In defending the exclusion of male students from her women's studies course, Daly has reflected that, minus the male element, "There's quite an intimate connection in the classroom. ... There's a circulating energy that's extremely exciting and is felt by everybody, that somehow puts me in touch with something real in women."
Here's the rub. It's easy to vilify the Mary Daly school of feminism, with its men/bad women/good ethos. On the other hand, I'll confess there's something about Daly's fighting spirit that appeals to me - especially given the triumph of so much of today's whiny "victim feminism," with its speech codes and star-chamber inquisitions (where an accusation of sexism is tantamount to a finding of guilt). I suspect Mary Daly is not the sort who would run to college authorities complaining that she had been "sexually harassed" by the "male gaze" of a student.
Leaving aside the issue of federal anti-discrimination law, and ignoring for a moment the anti-male animus within Daly's worldview, I'd argue there is, in fact, something is to be said for the maintenance of "women's space." But I'd also argue, contra feminist dogma, that there's something to be said as well for "men's space." Moreover, what is somewhat refreshing about unrepentant lesbian separatism is that it departs from the politically correct assertion that there are no significant differences between men and women.
Anthropologist Lionel Tiger wrote in his classic study "Men in Groups" that, cross-culturally, men have a deep need to bond together in all-male societies and clubs. Today, such bonding rites are often verboten by unisex authorities. Witness what's happened at many liberal arts colleges, subject of an AP story titled "Fraternities Go Underground to Defy College Ban." At colleges where single-sex social organizations have been banned and students are barred from participating in any all-male fraternity activity - even off-campus - fraternity brothers have been turned into outlaws, meeting in secret. So much for freedom of association.

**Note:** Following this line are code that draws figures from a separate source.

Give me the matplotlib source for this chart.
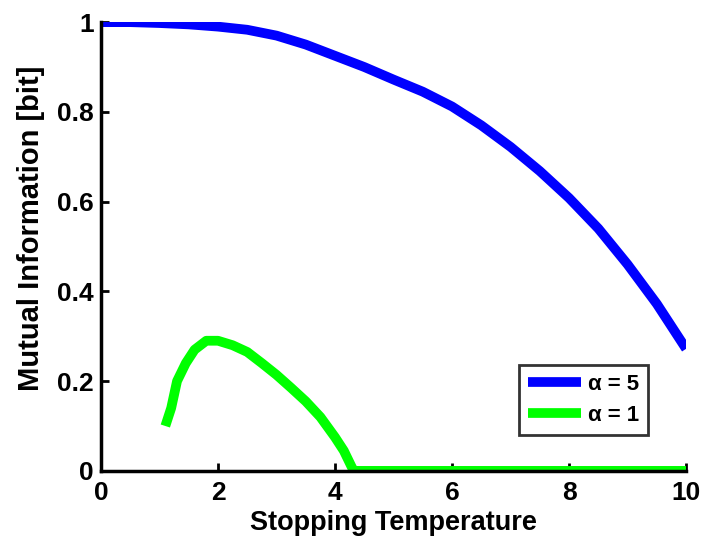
import matplotlib
matplotlib.use("Agg")
import matplotlib.pyplot as plt

# Data
temp_a5 = [0, 0.5, 1, 1.5, 2, 2.5, 3, 3.5, 4, 4.5, 5, 5.5, 6, 6.5, 7, 7.5, 8, 8.5, 9, 9.5, 10]
mi_a5 = [1.0, 1.0, 0.998, 0.995, 0.99, 0.983, 0.97, 0.95, 0.925, 0.9, 0.872, 0.845, 0.812, 0.77, 0.722, 0.668, 0.608, 0.54, 0.46, 0.372, 0.272]

temp_a1 = [1.1, 1.2, 1.3, 1.45, 1.6, 1.8, 2.0, 2.25, 2.5, 2.75, 3.0, 3.25, 3.5, 3.75, 4.0, 4.15, 4.28, 4.32, 5, 6, 7, 8, 9, 10]
mi_a1 = [0.10, 0.14, 0.20, 0.24, 0.27, 0.29, 0.29, 0.28, 0.265, 0.24, 0.214, 0.185, 0.155, 0.12, 0.075, 0.045, 0.01, 0.0, 0.0, 0.0, 0.0, 0.0, 0.0, 0.0]

labels = ["α = 5", "α = 1"]
xticks = [0, 2, 4, 6, 8, 10]
yticks = [0, 0.2, 0.4, 0.6, 0.8, 1]
ytick_labels = ['0', '0.2', '0.4', '0.6', '0.8', '1']

plt.rcParams['font.family'] = ['Liberation Sans', 'DejaVu Sans']
plt.rcParams['font.weight'] = 'bold'

fig = plt.figure(figsize=(7.11, 5.40), dpi=100)
ax = fig.add_axes([0.142, 0.128, 0.823, 0.831])

ax.plot(temp_a5, mi_a5, color='#0000ff', lw=7, label=labels[0], solid_capstyle='butt')
ax.plot(temp_a1, mi_a1, color='#00ff00', lw=7, label=labels[1], solid_capstyle='butt')

ax.set_xlim(0, 10)
ax.set_ylim(0, 1)
ax.set_xticks(xticks)
ax.set_yticks(yticks)
ax.set_yticklabels(ytick_labels)
ax.tick_params(direction='in', length=6, width=2, labelsize=19)
ax.tick_params(axis='x', pad=7)
ax.tick_params(axis='y', pad=5)
for lbl in ax.get_xticklabels() + ax.get_yticklabels():
    lbl.set_fontweight('bold')
ax.spines['top'].set_visible(False)
ax.spines['right'].set_visible(False)
ax.spines['left'].set_linewidth(2.5)
ax.spines['bottom'].set_linewidth(2.5)

ax.set_xlabel("Stopping Temperature", fontsize=19.5, fontweight='bold', labelpad=4)
ax.set_ylabel("Mutual Information [bit]", fontsize=21, fontweight='bold')
ax.yaxis.set_label_coords(-0.095, 0.54)

leg = ax.legend(loc='lower right', bbox_to_anchor=(0.935, 0.08),
                frameon=True, fancybox=False, handlelength=2.4, borderpad=0.4,
                labelspacing=0.45, handletextpad=0.3, borderaxespad=0,
                prop={'weight': 'bold', 'size': 16})
leg.get_frame().set_edgecolor('black')
leg.get_frame().set_linewidth(2)

fig.savefig("out.png", dpi=100)
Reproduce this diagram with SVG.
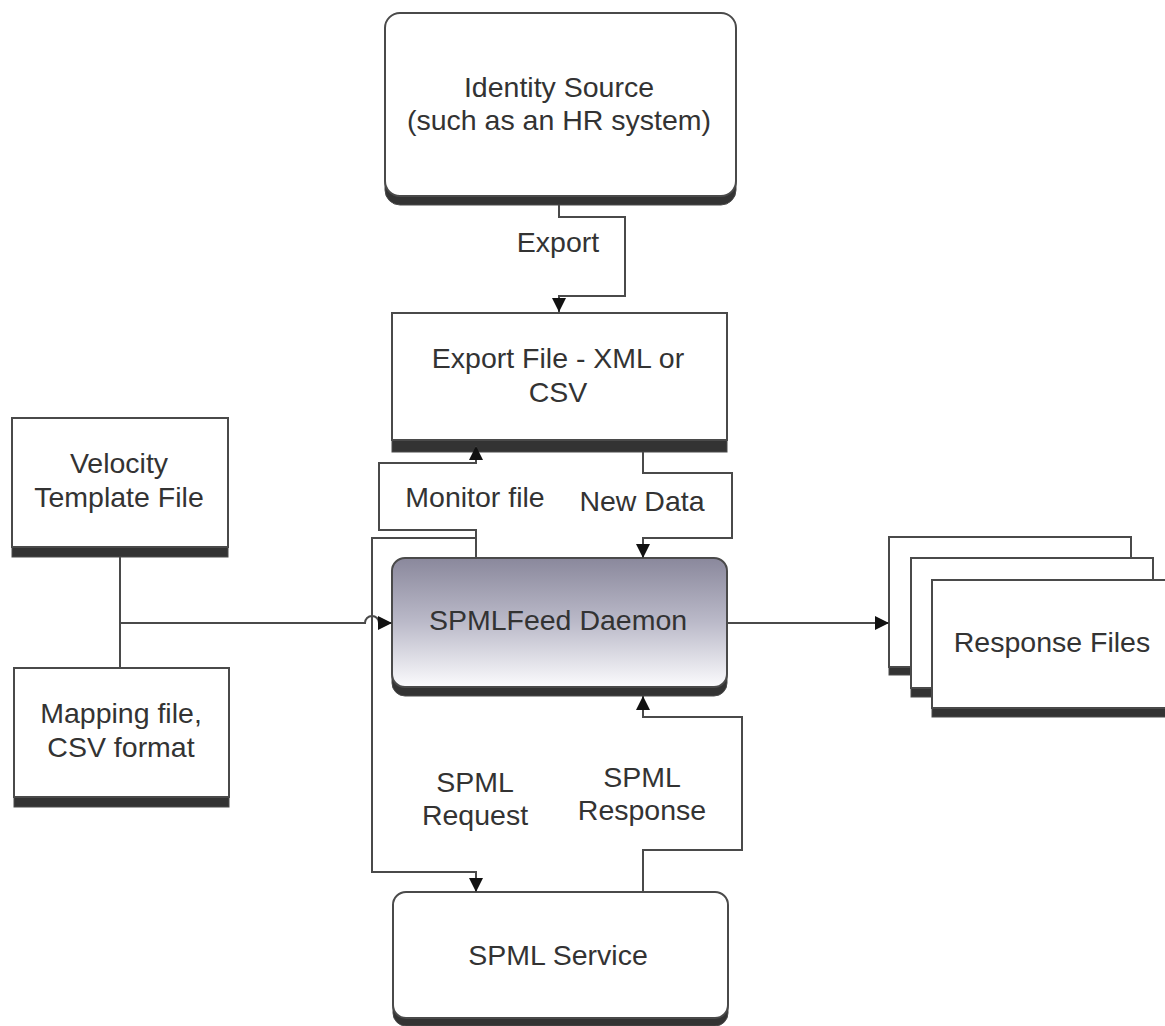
<svg xmlns="http://www.w3.org/2000/svg" width="1165" height="1026" viewBox="0 0 1165 1026">
<defs>
<linearGradient id="g" x1="0" y1="0" x2="0" y2="1">
<stop offset="0" stop-color="#8a889c"/>
<stop offset="0.5" stop-color="#bbbac9"/>
<stop offset="1" stop-color="#fbfbfd"/>
</linearGradient>
<marker id="ar" markerUnits="userSpaceOnUse" markerWidth="14" markerHeight="14" refX="12" refY="6" orient="auto" viewBox="0 0 12 12">
<path d="M0,0 L12,6 L0,12 z" fill="#111"/>
</marker>
<style>
.box{fill:#fff;stroke:#4a4a4a;stroke-width:2}
.sh{fill:#333;stroke:#4a4a4a;stroke-width:1}
.t{font-family:"Liberation Sans",Arial,sans-serif;font-size:28.5px;fill:#333;text-anchor:middle}
.c{fill:none;stroke:#4a4a4a;stroke-width:2}
</style>
</defs>
<rect width="1165" height="1026" fill="#fff"/>
<g id="identity">
<rect class="sh" x="385" y="22" width="351" height="183" rx="15"/>
<rect class="box" x="385" y="13" width="351" height="183" rx="15"/>
<text class="t" x="559" y="97">Identity Source</text>
<text class="t" x="559" y="130">(such as an HR system)</text>
</g>
<g id="exportfile">
<rect class="sh" x="392" y="325" width="335" height="127"/>
<rect class="box" x="392" y="313" width="335" height="127"/>
<text class="t" x="558" y="368">Export File - XML or</text>
<text class="t" x="558" y="402">CSV</text>
</g>
<g id="velocity">
<rect class="sh" x="12" y="428" width="216" height="129"/>
<rect class="box" x="12" y="418" width="216" height="129"/>
<text class="t" x="119" y="473">Velocity</text>
<text class="t" x="119" y="507">Template File</text>
</g>
<g id="mapping">
<rect class="sh" x="14" y="678" width="215" height="129"/>
<rect class="box" x="14" y="668" width="215" height="129"/>
<text class="t" x="121" y="723">Mapping file,</text>
<text class="t" x="121" y="757">CSV format</text>
</g>
<g id="daemon">
<rect class="sh" x="392" y="567" width="335" height="129" rx="13"/>
<rect x="392" y="558" width="335" height="129" rx="13" fill="url(#g)" stroke="#4a4a4a" stroke-width="2"/>
<text class="t" x="558" y="630">SPMLFeed Daemon</text>
</g>
<g id="spmlservice">
<rect class="sh" x="393" y="900" width="335" height="126" rx="13"/>
<rect class="box" x="393" y="892" width="335" height="126" rx="13"/>
<text class="t" x="558" y="965">SPML Service</text>
</g>
<g id="responses">
<rect class="sh" x="889" y="547" width="242" height="128"/>
<rect class="box" x="889" y="537" width="242" height="130"/>
<rect class="sh" x="911" y="568" width="242" height="129"/>
<rect class="box" x="911" y="558" width="242" height="130"/>
<rect class="sh" x="932" y="590" width="245" height="127"/>
<rect class="box" x="932" y="580" width="245" height="128"/>
<text class="t" x="1052" y="652">Response Files</text>
</g>
<g id="connectors">
<path class="c" d="M559,205 V217 H625 V296 H559 V312" marker-end="url(#ar)"/>
<path class="c" d="M476,558 V530 H379 V463 H476 V446" marker-end="url(#ar)"/>
<path class="c" d="M643,452 V473 H732 V538 H643 V558" marker-end="url(#ar)"/>
<path class="c" d="M476,558 V538 H372 V872 H476 V892" marker-end="url(#ar)"/>
<path class="c" d="M643,892 V850 H742 V717 H643 V696" marker-end="url(#ar)"/>
<path class="c" d="M120,557 V668"/>
<path class="c" d="M120,623 H365 A7,7 0 0 1 379,623 H392" marker-end="url(#ar)"/>
<path class="c" d="M727,623 H889" marker-end="url(#ar)"/>
<text class="t" x="558" y="252">Export</text>
<text class="t" x="475" y="507">Monitor file</text>
<text class="t" x="642" y="511">New Data</text>
<text class="t" x="475" y="792">SPML</text>
<text class="t" x="475" y="825">Request</text>
<text class="t" x="642" y="787">SPML</text>
<text class="t" x="642" y="820">Response</text>
</g>
</svg>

Unseen is how the assault on male association doesn't just strike at our heterosexual brethren; it's also aimed at expunging the ideal of fraternity to which gay male culture once aspired - the chance to revel in the company of men. It has now become difficult in many areas to form new gay men's social organizations (aside, that is, from sex clubs), since any gay male group (a hiking club, for example) immediately faces pressure from the local lesbigay establishment to admit women. Lesbian groups and gatherings promoting an exclusive women's culture for women who love women, in contrast, have typically not faced pressure to gender integrate.
Maybe we could recognize that their is something special about same-gender socialization, and that it's not parallel, say, with racism. Then perhaps we could let people gender associate the way they want to, without making a big deal of it if some want female-only classrooms - or bars, or male-only bridge clubs.
"Iron John" author Robert Bly, an advocate of the "mythopoetic" men's movement, wrote recently in Harper's magazine that "High school girls can usually rattle off any number of reasons to feel pride in their gender, but most young men are hard put to identify any good quality of masculinity, and that is sad indeed." Hmm. Perhaps it's time for male-only courses in men's studies?